In special relativity, an object at any non-zero velocity (within the
universal speed limit) experiences a length contraction.
This isn't actually correct. The object does not experience length contraction since the object is at rest with respect to itself.
It is correct to say that, in an inertial reference frame (IRF) in which the object is uniformly moving, the observed length, in the direction of the motion, will be contracted from the length in the IRF in which the object is at rest.
But the object does not experience length contraction since uniform motion is relative. There are an infinity of relatively moving IRFs in which the object is in relative motion and each one observes a different length contraction.
I would like to know how a mass behaves when an object approaches high
speeds,
Likewise, a mass is at rest with respect to itself. In an IRF in which the mass is uniformly moving, the total energy of the mass is given by
$$E = \sqrt{(pc)^2 + (mc^2)^2} = \gamma mc^2$$
where
$$\gamma = \frac{1}{\sqrt{1 - \frac{v^2}{c^2}}}$$
In the reference frame in which the momentum is zero (particle is at rest), this simplifies to
$$E = mc^2$$
That's really all there is to it. The invariant mass $m$ is the same for all observers.

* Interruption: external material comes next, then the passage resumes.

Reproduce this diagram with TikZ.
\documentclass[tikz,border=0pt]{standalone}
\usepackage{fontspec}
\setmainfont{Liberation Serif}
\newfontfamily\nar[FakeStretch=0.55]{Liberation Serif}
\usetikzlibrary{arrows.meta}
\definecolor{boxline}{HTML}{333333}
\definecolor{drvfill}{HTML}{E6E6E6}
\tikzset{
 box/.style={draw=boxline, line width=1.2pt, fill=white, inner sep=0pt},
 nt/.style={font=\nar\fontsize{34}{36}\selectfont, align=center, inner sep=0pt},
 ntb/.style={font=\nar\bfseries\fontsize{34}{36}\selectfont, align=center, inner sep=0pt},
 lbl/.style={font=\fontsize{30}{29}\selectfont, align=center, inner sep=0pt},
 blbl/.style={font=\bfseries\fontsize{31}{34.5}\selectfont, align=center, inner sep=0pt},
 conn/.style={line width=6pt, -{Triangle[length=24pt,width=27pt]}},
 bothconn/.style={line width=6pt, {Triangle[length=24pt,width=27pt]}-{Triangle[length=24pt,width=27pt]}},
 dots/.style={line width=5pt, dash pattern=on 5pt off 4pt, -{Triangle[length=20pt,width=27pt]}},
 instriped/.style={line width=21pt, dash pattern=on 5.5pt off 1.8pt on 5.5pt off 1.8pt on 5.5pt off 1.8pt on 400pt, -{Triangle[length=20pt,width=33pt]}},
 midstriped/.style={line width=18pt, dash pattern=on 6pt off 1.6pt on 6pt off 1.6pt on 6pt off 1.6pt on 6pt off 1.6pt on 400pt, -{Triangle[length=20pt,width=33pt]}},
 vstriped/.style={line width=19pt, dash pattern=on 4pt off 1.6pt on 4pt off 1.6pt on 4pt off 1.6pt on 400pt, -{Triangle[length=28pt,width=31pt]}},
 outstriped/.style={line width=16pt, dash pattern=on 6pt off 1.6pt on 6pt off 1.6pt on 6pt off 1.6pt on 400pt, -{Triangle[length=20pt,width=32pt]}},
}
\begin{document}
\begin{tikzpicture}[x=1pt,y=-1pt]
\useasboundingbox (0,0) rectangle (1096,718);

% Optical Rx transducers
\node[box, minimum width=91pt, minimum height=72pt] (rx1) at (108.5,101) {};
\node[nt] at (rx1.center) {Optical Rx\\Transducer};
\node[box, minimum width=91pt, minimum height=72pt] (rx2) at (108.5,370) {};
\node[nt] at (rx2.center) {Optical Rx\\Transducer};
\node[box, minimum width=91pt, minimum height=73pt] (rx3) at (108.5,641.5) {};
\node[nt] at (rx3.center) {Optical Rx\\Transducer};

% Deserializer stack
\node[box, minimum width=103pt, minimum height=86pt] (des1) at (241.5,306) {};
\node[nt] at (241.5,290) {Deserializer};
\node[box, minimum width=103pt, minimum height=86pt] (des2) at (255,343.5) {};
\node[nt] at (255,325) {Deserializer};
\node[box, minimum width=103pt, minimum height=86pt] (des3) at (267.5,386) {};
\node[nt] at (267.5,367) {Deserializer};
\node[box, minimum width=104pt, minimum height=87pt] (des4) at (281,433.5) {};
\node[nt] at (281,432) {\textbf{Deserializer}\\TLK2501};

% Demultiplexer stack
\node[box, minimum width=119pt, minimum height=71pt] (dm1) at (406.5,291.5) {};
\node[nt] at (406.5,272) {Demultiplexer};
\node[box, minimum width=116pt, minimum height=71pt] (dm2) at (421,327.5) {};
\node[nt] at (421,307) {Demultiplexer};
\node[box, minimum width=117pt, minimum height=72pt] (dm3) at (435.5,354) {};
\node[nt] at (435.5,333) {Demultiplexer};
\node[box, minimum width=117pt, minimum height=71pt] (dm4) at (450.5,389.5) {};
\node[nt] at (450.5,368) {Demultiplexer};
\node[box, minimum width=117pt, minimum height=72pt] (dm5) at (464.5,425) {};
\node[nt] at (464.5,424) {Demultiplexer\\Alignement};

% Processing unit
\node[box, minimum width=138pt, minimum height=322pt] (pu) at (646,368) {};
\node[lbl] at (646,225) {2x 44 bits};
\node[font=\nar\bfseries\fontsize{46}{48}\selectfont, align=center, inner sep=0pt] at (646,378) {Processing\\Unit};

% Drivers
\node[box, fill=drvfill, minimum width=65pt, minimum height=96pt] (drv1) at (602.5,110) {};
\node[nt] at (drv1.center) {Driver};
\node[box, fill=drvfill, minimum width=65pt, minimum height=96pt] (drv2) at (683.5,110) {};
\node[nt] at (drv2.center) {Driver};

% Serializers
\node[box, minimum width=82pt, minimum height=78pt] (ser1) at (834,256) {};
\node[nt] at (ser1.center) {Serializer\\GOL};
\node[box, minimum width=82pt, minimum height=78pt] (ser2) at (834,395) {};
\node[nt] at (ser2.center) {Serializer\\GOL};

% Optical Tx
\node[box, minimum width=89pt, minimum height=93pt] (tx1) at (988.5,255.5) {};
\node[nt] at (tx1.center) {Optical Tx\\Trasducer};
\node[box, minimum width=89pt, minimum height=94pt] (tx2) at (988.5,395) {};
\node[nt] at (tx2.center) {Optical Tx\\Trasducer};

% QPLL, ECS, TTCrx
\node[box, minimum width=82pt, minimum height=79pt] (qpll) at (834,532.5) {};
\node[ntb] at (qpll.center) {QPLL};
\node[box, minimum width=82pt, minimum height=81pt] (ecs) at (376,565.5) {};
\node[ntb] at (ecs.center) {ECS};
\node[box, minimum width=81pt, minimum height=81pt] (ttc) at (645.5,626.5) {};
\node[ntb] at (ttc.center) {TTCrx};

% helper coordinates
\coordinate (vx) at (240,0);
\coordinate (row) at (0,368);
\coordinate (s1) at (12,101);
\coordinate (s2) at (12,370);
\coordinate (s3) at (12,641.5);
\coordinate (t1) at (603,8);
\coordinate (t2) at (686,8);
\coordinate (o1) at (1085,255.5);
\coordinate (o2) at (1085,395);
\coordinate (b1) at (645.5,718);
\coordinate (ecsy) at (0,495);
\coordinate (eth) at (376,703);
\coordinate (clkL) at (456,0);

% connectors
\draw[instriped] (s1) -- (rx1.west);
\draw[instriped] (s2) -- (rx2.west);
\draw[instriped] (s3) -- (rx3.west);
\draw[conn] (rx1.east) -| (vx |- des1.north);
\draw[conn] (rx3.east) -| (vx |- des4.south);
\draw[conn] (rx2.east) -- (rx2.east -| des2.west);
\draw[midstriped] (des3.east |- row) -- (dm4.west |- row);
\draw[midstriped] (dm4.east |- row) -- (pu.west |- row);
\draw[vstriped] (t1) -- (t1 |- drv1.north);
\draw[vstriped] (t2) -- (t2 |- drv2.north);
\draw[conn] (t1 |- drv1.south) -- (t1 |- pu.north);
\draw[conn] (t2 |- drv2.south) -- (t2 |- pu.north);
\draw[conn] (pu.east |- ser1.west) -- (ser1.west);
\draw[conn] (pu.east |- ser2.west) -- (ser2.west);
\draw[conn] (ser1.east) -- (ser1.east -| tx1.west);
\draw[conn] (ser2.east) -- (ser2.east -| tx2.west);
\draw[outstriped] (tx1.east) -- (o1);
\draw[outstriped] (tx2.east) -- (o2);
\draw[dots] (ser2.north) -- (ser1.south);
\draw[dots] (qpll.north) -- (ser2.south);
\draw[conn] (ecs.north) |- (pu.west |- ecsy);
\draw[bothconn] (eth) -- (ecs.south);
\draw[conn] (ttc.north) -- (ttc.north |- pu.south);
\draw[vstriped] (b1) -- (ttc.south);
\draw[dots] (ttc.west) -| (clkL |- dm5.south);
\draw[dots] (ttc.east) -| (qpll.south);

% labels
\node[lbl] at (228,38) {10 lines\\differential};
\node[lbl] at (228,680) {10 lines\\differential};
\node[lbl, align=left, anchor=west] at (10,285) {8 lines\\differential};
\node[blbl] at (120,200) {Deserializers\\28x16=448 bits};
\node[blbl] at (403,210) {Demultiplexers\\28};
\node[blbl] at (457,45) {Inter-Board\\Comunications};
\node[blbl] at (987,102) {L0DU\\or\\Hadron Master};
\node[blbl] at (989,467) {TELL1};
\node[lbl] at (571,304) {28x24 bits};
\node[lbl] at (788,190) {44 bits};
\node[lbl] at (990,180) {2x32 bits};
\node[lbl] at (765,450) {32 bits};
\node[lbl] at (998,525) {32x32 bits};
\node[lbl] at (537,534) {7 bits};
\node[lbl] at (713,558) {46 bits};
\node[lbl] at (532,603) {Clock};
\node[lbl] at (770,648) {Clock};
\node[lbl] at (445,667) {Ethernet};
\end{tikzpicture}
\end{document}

There is a notion of relativistic mass which is just $\gamma m$ but some question if this notion is useful. From the Wikipedia article "Mass in special relativity":
Although some authors present relativistic mass as a fundamental
concept of the theory, it has been argued that this is wrong as the
fundamentals of the theory relate to space–time. There is disagreement
over whether the concept is pedagogically useful. The notion
of mass as a property of an object from Newtonian mechanics does not
bear a precise relationship to the concept in relativity.
At any rate, as the relative speed $v$ approaches $c$, the relativistic mass $\gamma m$ goes to infinity since, as you can see from the expression for $\gamma$, the denominator approaches zero.